Integrated Eye Health Project For Central Australia

The Commonwealth Government will spend $184,000 over the next 12 months to develop an improved model to deliver eye care for people in Central Australia.

The funding will employ an eye health program manager as part of a broader government-community eye-health partnership in Central Australia, Minister for Health and Ageing, Tony Abbott, said today.

“The eye health program manager will work to better co-ordinate existing eye-health service delivery arrangements. One of the objectives will be to cut waiting lists for eye surgery in Central Australia. This will include additional sessions of eye surgery at the Alice Springs Hospital,” Mr Abbott said.

The partnership includes the Commonwealth Government, the Fred Hollows Foundation, the Northern Territory Department of Health and Community Services, the Central Australian Aboriginal Congress, Anyinginyi Health Aboriginal Corporation, and the Eye Foundation.

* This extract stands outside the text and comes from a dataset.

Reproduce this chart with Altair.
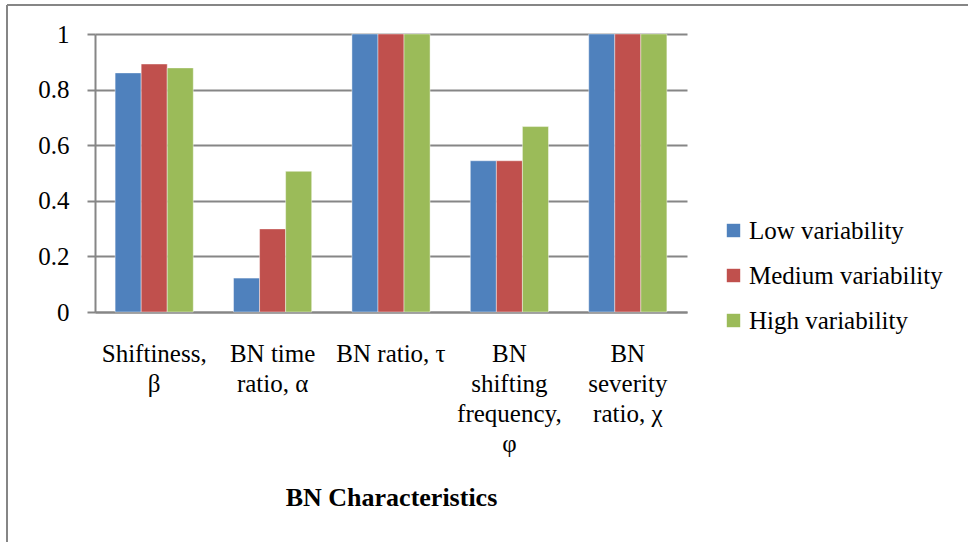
import altair as alt
import pandas as pd

categories = ["Shiftiness,|β", "BN time|ratio, α", "BN ratio, τ",
              "BN|shifting|frequency,|φ", "BN|severity|ratio, χ"]
series = ["Low variability", "Medium variability", "High variability"]
low = [0.86, 0.122, 1.0, 0.544, 1.0]
medium = [0.892, 0.299, 1.0, 0.544, 1.0]
high = [0.878, 0.506, 1.0, 0.667, 1.0]
colors = ["#4F81BD", "#C0504D", "#9BBB59"]
y_ticks = [0, 0.2, 0.4, 0.6, 0.8, 1.0]

rows = []
for s, vals in zip(series, [low, medium, high]):
    for c, v in zip(categories, vals):
        rows.append({"category": c, "series": s, "value": v})
df = pd.DataFrame(rows)

FONT = "Liberation Serif"
GRID = "#868686"

bars = alt.Chart(df).mark_bar(stroke="#ffffff", strokeWidth=0.6, strokeOpacity=0.7).encode(
    x=alt.X("category:N", sort=categories,
            scale=alt.Scale(paddingInner=0.34, paddingOuter=0.17),
            axis=alt.Axis(title="BN Characteristics", labelExpr="split(datum.label, '|')",
                          labelAngle=0, labelFont=FONT, labelFontSize=25, labelColor="#000000",
                          labelLineHeight=30, labelPadding=29, labelLimit=400,
                          labelOverlap=False, ticks=False, domain=True,
                          domainColor=GRID, domainWidth=2,
                          titleFont=FONT, titleFontSize=26, titleFontWeight="bold",
                          titleColor="#000000", titlePadding=28, grid=False)),
    xOffset=alt.XOffset("series:N", sort=series, scale=alt.Scale(paddingInner=0, paddingOuter=0)),
    y=alt.Y("value:Q", scale=alt.Scale(domain=[0, 1], nice=False),
            axis=alt.Axis(title=None, values=y_ticks, format="~g",
                          labelFont=FONT, labelFontSize=25, labelColor="#000000",
                          labelPadding=18, tickSize=8, tickColor=GRID, tickWidth=2,
                          domainColor=GRID, domainWidth=2,
                          grid=True, gridColor=GRID, gridWidth=2)),
    fill=alt.Fill("series:N", sort=series,
                  scale=alt.Scale(domain=series, range=colors),
                  legend=alt.Legend(title=None, orient="none", legendX=626, legendY=184,
                                    labelFont=FONT, labelFontSize=25, labelColor="#000000",
                                    labelLimit=400,
                                    symbolType="square", symbolSize=180, symbolStrokeWidth=0,
                                    labelOffset=3, rowPadding=19)),
)

top_line = alt.Chart(df).mark_rule(color=GRID, strokeWidth=2).encode(
    x=alt.value(-88), x2=alt.value(873), y=alt.value(-29))
left_line = alt.Chart(df).mark_rule(color=GRID, strokeWidth=2).encode(
    x=alt.value(-88), y=alt.value(-29), y2=alt.value(510))

chart = alt.layer(bars, top_line, left_line).properties(
    width=592, height=278,
    autosize=alt.AutoSizeParams(type="none"),
    padding={"left": 95, "top": 34, "right": 282, "bottom": 230},
    background="#ffffff",
).configure_view(strokeWidth=0)

chart.save("out.html", embed_options={"renderer": "svg", "actions": False})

Central Australian Aboriginal Congress and Anyinginyi Health Aboriginal Corporation will work with the hospital to ensure Aboriginal patients throughout the region are appropriately cared for before and after the necessary surgical procedures.

Brian Doolan, CEO of the Fred Hollows Foundation, said the partnership had adopted “a no-nonsense approach, the way Professor Fred Hollows did things – practical solutions to health problems in Central Australia.

“All the parties have come to the table and are keen to identify and knock over obstacles. There are certainly more difficulties for people in places like Docker River to get access to good eye health services than there are for the residents of Double Bay in Sydney. Those difficulties are exactly what we have joined together to overcome.”

The program covers an area of 1.6 million square kilometers of Central Australia, making it geographically one of the largest integrated eye health programs in the world.

The Northern Territory Minister for Health, Chris Burns, praised the Fred Hollows Foundation for this new chapter in its long history of improving eye health in Aboriginal people.

“This project contributes to the very worthy work of Fred Hollows himself,” Dr Burns said. “It represents an important partnership between the government and the non-government sector to improve Aboriginal health. The Territory Government is proud to support this initiative with more than $86,000 in theatre consumables and office space, and the expertise of an ophthalmologist from Alice Springs Hospital.”

The eye conditions most common among people in Central Australia are refractive error, cataracts, trachoma and diabetic retinopathy. Seventy per cent of people awaiting eye surgery in Central Australia require surgery for cataracts.